ABSTRACT

After the global financial crisis and public outcry at excessive government largesse towards the banks, transnational economic elites – principally from G7 nations – were forced to consider new strategies for containing future systemic risk in the global financial system. The financial crisis revealed how ‘rapid financial innovation during an era of prolonged macroeconomic stability had resulted in a highly complex and interconnected system that was inadequately understood by regulators’ (Gai 2013: 1). Financial systems manifest what Gai terms a ‘robust-yet-fragile’ constitution: ‘while the probability of contagion may be low, the effects can be extremely widespread when problems occur’ (ibid.: 11). But while the detail of new regulation regimes must be understood and evaluated, a deeper issue also concerns us here.

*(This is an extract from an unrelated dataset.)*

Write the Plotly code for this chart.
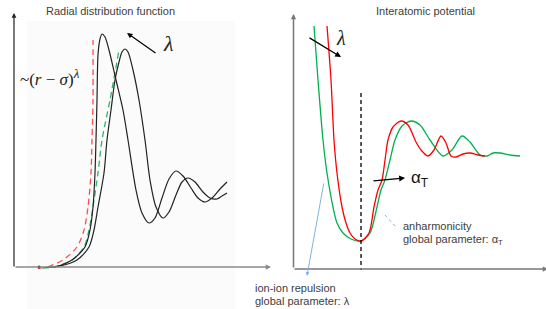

It is the thesis of the present study that risk management strategies developed since 2008 reflect not only the issue of systemic risk but also a more fundamental change in the legal organization of postliberal capitalism itself. This in turn reflects, at a broader level, the ongoing development of global governance as an elite response to the structural crisis of globalizing capital which has, since the financial crises of the late 1990s, led to a major consolidation of transnational co-governance in elite forums like the G20, the Financial Stability Board (FSB) and the Basel Committee on Banking Supervision (BCBS), the functions of which are to stabilize rather than transform a global finance-led accumulation regime (Decker & Sablowksi 2017). The strategic intention of the new regulatory framework is to mitigate risk and address instabilities created by contradictory pressures in transnational capitalism between global integration and the fragmentation/hierarchization of the international economy into segmented networks of capital flows, information flows, commodity and value 171chains connecting financial centres and consumer markets in G20 economies with low-wage manufacturing and commodity-rich zones in the periphery.